Ja, wird alles mit Tsongkhapas Philosophie erfasst.
Sherab Yönten:
Wer Leerheit "realisiert" hat, der kann zunächst in eine Art "Bodenlosigkeit" fallen, die mächtig Angst einjagen Kann, man hat das Gefühl als würde man fallen. Das Ego wehrt sich gegen diese Welt ohne Boden. Erst wenn "man" realisiert (wer realisiert eigentlich ?), dass man keine Angst haben muss, weil es in der Leerheit gar keinen Boden gibt auf den man stürzen könnte, ist es kein Gefühl des "Fallens" mehr sondern ein Gefühl des "Fliegens" (ich zitiere hier einen Kommentar zum Herzsutra: "Das Herzinfarkt Sutra", leider habe ich den Namen des Autors vergessen). Die Realisation von Leerheit ist für mich also eher ein Gefühl, aber nicht im Sinne eines konventionellen Gefühls, sondern eines Gefühls der totalen Ichlosigkeit, das ein Loslassen von sämtlichen Konzepten ermöglicht, auch ein Loslassen des Konzeptes von der Leerheit.
Ja siehst du, solche oder ähnliche Aussagen sind ja inflationär unter Buddhisten. Aber, so leid's mir tut, gänzlich irrational. Man muss hier einfach unterscheiden zwischen der Philosophie und der Psychologie.

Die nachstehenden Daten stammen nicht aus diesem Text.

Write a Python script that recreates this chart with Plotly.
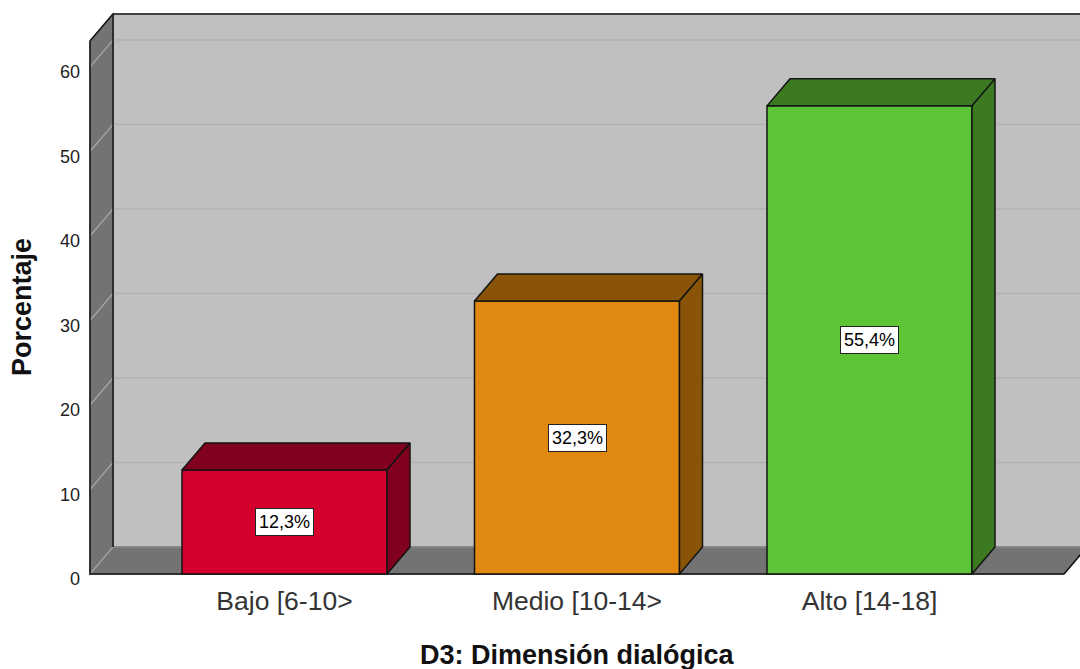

Philosophie sollte rational und konsistent sein und alles, wirklich alles, modellhaft aufklären, darlegen, keine Fragen offen lassen und v.a. widerspruchsfrei kompatibel sein mit dem ganz alltäglichen Leben. Psychologische Phänomene gehorchen nicht notwendigerweise der Rationalität. Da spielen zuviele Dinge rein wie Hoffnungen, Ängste, Versuche der Welt zu entfliehen, die Suche nach Sinn und Geborgenheit, Angst vor dem Tod etc etc.
Damit will ich nun aber nicht sagen, dass Philosophie keine psychologischen Auswirkungen haben kann. Nein und dieses Gebiet ist es ja grade, das mich interessiert. Deswegen sage ich ja, dass Tsongkhapa einen starken Beitrag zur Erforschung der Psychologie der Sprache gemacht hat mit seiner Philosophie, die - so meine Einschätzung - bereits etwas das Gebiet reiner Philosophie verlassen hat.